«È lui il peggior artista in America?». Se lo chiedeva la rivista “Life” nel 1964 titolando così un articolo dedicato a Roy Lichtenstein. Troppo banale quel professore metodico, pacato, dalla vita routinaria, troppo semplici le sue opere che sembrano stampe anche se sono dipinte. Certo, niente a che fare con il vulcanico ed effervescente Andy Warhol che sfacciatamente portava nelle gallerie e nei musei gli scaffali dei supermercati americani con tanto di brand e marchio di fabbrica. Anni luce lo separavano anche da uno dei protagonisti principali dell’espressionismo astratto, Jackson Pollock, che la stessa rivista nel 1949 aveva individuato come il più grande pittore americano vivente.
Eppure, le opere di Lichtenstein divennero sempre più famose e ricercate nel mercato dei collezionisti americani e oggi sono vendute all’asta per milioni di dollari. Gli anni Sessanta del secolo scorso, quando “Life” pubblicò l’articolo sopra citato, furono in effetti quelli in cui l’artista, già quarantenne, cominciava ad affacciarsi sulla scena statunitense, tra apprezzamenti e critiche radicali.

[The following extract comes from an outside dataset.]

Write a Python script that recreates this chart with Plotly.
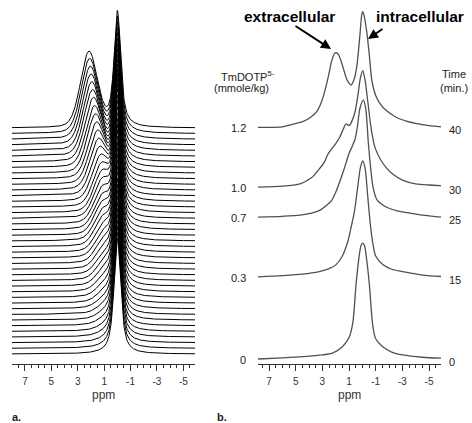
import numpy as np
import plotly.graph_objects as go

W, H = 472, 423
AXIS_PX = 364  # pixel row of the ppm axes

# ---------------- data ----------------
# panel a: one spectrum per minute, 0..40 min
minutes_a = list(range(0, 41))
intra_height_a = 20.5
intra_ppm_a = 0.0
extra_height_a = [0.0, 0.1, 0.2, 0.35, 0.5, 0.7, 0.9, 1.1, 1.3, 1.5, 1.8,
                  2.1, 2.4, 2.7, 3.0, 3.3, 3.6, 3.9, 4.2, 4.5, 4.8,
                  5.1, 5.4, 5.8, 6.2, 6.6, 7.0, 7.5, 8.0, 8.5, 9.0,
                  9.5, 10.0, 10.5, 11.0, 11.4, 11.8, 12.2, 12.6, 13.0, 13.3]
extra_ppm_a = [0.85, 0.86, 0.87, 0.88, 0.89, 0.90, 0.91, 0.92, 0.93, 0.94, 0.95,
               0.96, 0.97, 0.98, 0.99, 1.00, 1.02, 1.04, 1.06, 1.08, 1.10,
               1.11, 1.12, 1.13, 1.14, 1.15, 1.20, 1.27, 1.35, 1.43, 1.50,
               1.58, 1.66, 1.74, 1.81, 1.88, 1.94, 2.00, 2.05, 2.10, 2.15]

# panel b: selected spectra
conc_b = ["0", "0.3", "0.7", "1.0", "1.2"]
time_b = ["0", "15", "25", "30", "40"]
stack_b = [0, 14.2, 24.5, 29.7, 40]

ppm_b0 = [7.83, 6.0, 4.5, 3.0, 2.2, 1.5, 1.0, 0.72, 0.47, 0.25, 0.1, -0.03, -0.16, -0.3,
          -0.52, -0.78, -1.0, -1.53, -2.2, -3.03, -4.5, -5.9]
int_b0 = [0.0, 0.2, 0.4, 0.7, 1.05, 2.1, 3.7, 6.2, 13.0, 17.6, 19.6, 20.0, 19.6, 17.6,
          13.0, 5.8, 3.5, 2.1, 1.2, 0.7, 0.3, 0.15]

ppm_b15 = [7.83, 6.0, 4.5, 3.23, 2.5, 1.97, 1.5, 1.1, 0.85, 0.6, 0.35, 0.15, -0.03, -0.2,
           -0.4, -0.6, -0.8, -1.0, -1.53, -2.2, -3.03, -4.5, -5.9]
int_b15 = [0.0, 0.2, 0.45, 0.9, 1.4, 2.1, 3.6, 6.0, 8.5, 11.2, 15.5, 18.8, 20.0, 18.8,
           14.0, 9.0, 5.6, 3.6, 2.1, 1.3, 0.9, 0.3, 0.05]

ppm_b25 = [7.83, 6.0, 4.67, 3.8, 3.17, 2.7, 2.3, 2.0, 1.67, 1.3, 1.0, 0.75, 0.55, 0.38,
           0.18, -0.07, -0.25, -0.45, -0.62, -0.8, -1.1, -1.83, -2.6, -3.58, -4.7, -5.9]
int_b25 = [0.0, 0.15, 0.35, 0.7, 1.2, 2.0, 2.9, 4.3, 6.3, 8.8, 11.0, 12.3, 13.5, 15.5,
           18.8, 20.2, 18.8, 12.8, 8.5, 5.2, 3.0, 1.7, 1.1, 0.7, 0.3, 0.0]

ppm_b30 = [7.83, 6.0, 4.67, 4.17, 3.72, 3.17, 2.85, 2.6, 2.3, 2.0, 1.7, 1.45, 1.22, 1.0,
           0.8, 0.55, 0.35, 0.15, -0.03, -0.2, -0.4, -0.68, -0.95, -1.35, -1.8, -2.3,
           -3.0, -4.0, -5.0, -5.9]
int_b30 = [0.0, 0.15, 0.55, 1.1, 1.8, 3.3, 4.3, 5.6, 6.6, 7.5, 8.6, 9.9, 10.9, 10.6,
           11.3, 13.0, 15.6, 18.8, 20.1, 18.5, 14.9, 9.8, 6.8, 4.8, 3.3, 2.2,
           1.2, 0.55, 0.35, 0.25]

ppm_b40 = [7.83, 6.0, 5.48, 4.47, 3.9, 3.4, 3.1, 2.85, 2.55, 2.3, 2.1, 1.97, 1.8, 1.62,
           1.43, 1.2, 1.05, 0.85, 0.62, 0.42, 0.17, 0.05, -0.03, -0.12, -0.33, -0.5,
           -0.72, -1.0, -1.3, -1.8, -2.5, -3.3, -4.0, -5.0, -5.9]
int_b40 = [0.0, 0.1, 0.4, 1.0, 1.7, 2.8, 4.2, 6.0, 8.8, 11.5, 12.7, 12.9, 12.6, 11.6,
           10.2, 8.5, 7.8, 7.3, 8.3, 10.5, 16.3, 19.4, 20.0, 19.4, 16.5, 13.0,
           8.0, 5.5, 4.2, 2.9, 1.8, 1.1, 0.7, 0.3, 0.1]

ppm_b = [ppm_b0, ppm_b15, ppm_b25, ppm_b30, ppm_b40]
int_b = [int_b0, int_b15, int_b25, int_b30, int_b40]

tick_vals = [7, 5, 3, 1, -1, -3, -5]
tick_text = ["7", "5", "3", "1", "-1", "-3", "-5"]

# ---------------- geometry ----------------
XR_A = [7.98, -5.88]
XR_B = [7.83, -5.9]
DOM_A = [12 / W, 195 / W]
DOM_B = [258 / W, 441 / W]
# vertical scales (px per intensity unit) and baseline of the first spectrum
SA, BASE_A = 5.65, 354
SB, BASE_B = 5.79, 359
YR_A = [-(AXIS_PX - BASE_A) / SA, BASE_A / SA]
YR_B = [-(AXIS_PX - BASE_B) / SB, BASE_B / SB]


def px(x):
    return x / W


def py(y):
    return (AXIS_PX - y) / AXIS_PX


def pvoigt(x, c, hw, eta):
    r2 = ((x - c) / hw) ** 2
    return eta / (1 + r2) + (1 - eta) * np.exp(-np.log(2) * r2)


fig = go.Figure()

grid_a = np.linspace(XR_A[0], XR_A[1], 500)
for t, eh, ep in zip(minutes_a, extra_height_a, extra_ppm_a):
    y = (t + intra_height_a * pvoigt(grid_a, intra_ppm_a, 0.3, 0.8)
         + eh * pvoigt(grid_a, ep, 0.75, 0.2))
    fig.add_trace(go.Scatter(x=grid_a, y=y, mode="lines", xaxis="x", yaxis="y",
                             line=dict(color="#000000", width=1.0),
                             hoverinfo="skip", showlegend=False))

for xs, ys, off in zip(ppm_b, int_b, stack_b):
    fig.add_trace(go.Scatter(x=xs, y=[v + off for v in ys], mode="lines",
                             xaxis="x2", yaxis="y2",
                             line=dict(color="#505050", width=1.3, shape="spline",
                                       smoothing=0.8),
                             hoverinfo="skip", showlegend=False))

FONT = "Liberation Sans, Arial, sans-serif"
TXT = "#222222"


def xaxis_cfg(dom, rng, anchor):
    return dict(domain=dom, range=rng, anchor=anchor, showline=True, linecolor="#333",
                linewidth=1, showgrid=False, zeroline=False,
                tickmode="array", tickvals=tick_vals, ticktext=tick_text,
                ticks="outside", ticklen=6, tickwidth=1, tickcolor="#333",
                tickfont=dict(family=FONT, size=10, color="#333"),
                ticklabelstandoff=2,
                minor=dict(tickmode="linear", tick0=0, dtick=0.5, ticks="outside",
                           ticklen=3, tickwidth=1, tickcolor="#333"))


def ruler_cfg(base, rng, anchor):
    # short upward ticks so the ruler marks cross the axis line
    return dict(overlaying=base, range=rng, anchor=anchor, side="bottom",
                showline=False, showgrid=False, zeroline=False, showticklabels=False,
                tickmode="linear", tick0=0, dtick=0.5, ticks="inside", ticklen=2,
                tickwidth=1, tickcolor="#333")


def yaxis_cfg(rng, anchor):
    return dict(domain=[0, 1], range=rng, anchor=anchor, visible=False,
                showgrid=False, zeroline=False)


annotations = []


def txt(x, y, s, size=11, bold=False, xanchor="center", color=TXT, yref="paper",
        yshift=0):
    annotations.append(dict(
        x=px(x), y=py(y) if yref == "paper" else y, xref="paper", yref=yref,
        text=f"<b>{s}</b>" if bold else s, showarrow=False,
        xanchor=xanchor, yanchor="middle", yshift=yshift,
        font=dict(family=FONT, size=size, color=color)))


txt(289, 17, "extracellular", size=15.5, bold=True, color="#000")
txt(420, 17, "intracellular", size=15.5, bold=True, color="#000")
for (hx, hy, tx, ty) in [(331, 49, 294, 25), (368, 39, 384, 28)]:
    annotations.append(dict(x=px(hx), y=py(hy), xref="paper", yref="paper", text="",
                            showarrow=True, ax=tx - hx, ay=ty - hy, arrowhead=2,
                            arrowsize=1, arrowwidth=2, arrowcolor="#000", standoff=0))

txt(248, 76, "TmDOTP<sup>5-</sup>", size=11)
txt(242, 88, "(mmole/kg)", size=11)
txt(454, 74, "Time", size=11)
txt(454, 88, "(min.)", size=11)

for lab, off in zip(conc_b, stack_b):
    txt(248, off, lab, size=11, xanchor="right", yref="y2", yshift=-1)
for lab, off in zip(time_b, stack_b):
    txt(447, off, lab, size=11, xanchor="left", yref="y2", yshift=-3)

txt(103, 395, "ppm", size=12, color="#333")
txt(349, 395, "ppm", size=12, color="#333")
txt(16, 417, "a.", size=11, bold=True)
txt(222, 417, "b.", size=11, bold=True)

fig.update_layout(
    width=W, height=H, margin=dict(l=0, r=0, t=0, b=H - AXIS_PX, pad=0),
    paper_bgcolor="white", plot_bgcolor="white", showlegend=False,
    xaxis=xaxis_cfg(DOM_A, XR_A, "y"),
    xaxis2=xaxis_cfg(DOM_B, XR_B, "y2"),
    xaxis3=ruler_cfg("x", XR_A, "y"),
    xaxis4=ruler_cfg("x2", XR_B, "y2"),
    yaxis=yaxis_cfg(YR_A, "x"),
    yaxis2=yaxis_cfg(YR_B, "x2"),
    annotations=annotations,
)

fig.write_html(
    "out.html",
    config={"displayModeBar": False},
    post_script="document.body.style.margin='0';document.body.style.overflow='hidden';",
)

A partire dal 1960, Lichtenstein aveva infatti iniziato a copiare tecniche di stampa industriali, utilizzando i punti di retino – conosciuti come punti Ben-Day, dal suo ideatore Benjamin Day –, e a mescolare immagini frivole e quotidiane, dai fumetti alla pubblicità. Look Mickey! è la prima opera del 1961 che segna l’inizio di uno stile che diventerà il simbolo della sua carriera dedicata al Pop. E in realtà fu proprio l’anonima e meccanica Pop Art a sfidare il pathos poetico degli espressionisti astratti e a vincere la battaglia diventando lo specchio della società americana, consumista e ottimista. Lichtenstein, nella sua ordinata vita quotidiana senza scandali né provocazioni, fu insieme a Warhol e Rosenquist, suoi contemporanei, tra i principali interpreti di una rivoluzione che spostò definitivamente la capitale dell’arte da Parigi a New York dando il via a una nuova era culturale.
Oggi è il museo dell’Albertina di Vienna che, a questo artista, nel centenario della nascita, dedica una grande retrospettiva riunendo novanta opere tra dipinti, sculture e grafiche arrivati da una trentina di istituzioni e collezionisti privati sparsi in tutto il mondo. Il percorso comincia con il 1961, quando la galleria di Leo Castelli, triestino trapiantato a New York, aprì piuttosto inaspettatamente le porte a Lichtenstein, lasciando Andy Warhol “in panchina”.
Fu così che quei fumetti – Topolino, Braccio di Ferro e tutte le romantiche donne perse nei loro sogni d’amore – nonché i soggetti pubblicitari arrivarono per la prima volta al grande pubblico, non senza stroncature e biasimi. Più tardi fu la volta degli onomatopeici e ormai famosi Whaam! e Takka Takka, fumetti di guerra che suggeriscono con i loro nomi la brutalità e la violenza dei conflitti armati. È la fotografia della società americana, un’immagine riflessa che vuole essere completamente anonima perché non aveva lo scopo di criticare, né di migliorare l’umanità. «Il fine principale dei miei quadri di guerra non è quello di porre in una luce assurda l’aggressività militare», spiegava lo stesso artista. «Il tema dei miei lavori è piuttosto la nostra definizione americana di immagini e di comunicazione visiva ». L’intenzione esplicita, dunque, è quella di far diventare opere d’arte gli oggetti della vita quotidiana, ciò che fino a quel momento era stato escluso dalla cultura elitaria, armi comprese. E allora basta con il tormento poetico dei colleghi espressionisti, basta con la sacralità dell’arte colta dei classici, che pure Lichtenstein conosceva e amava.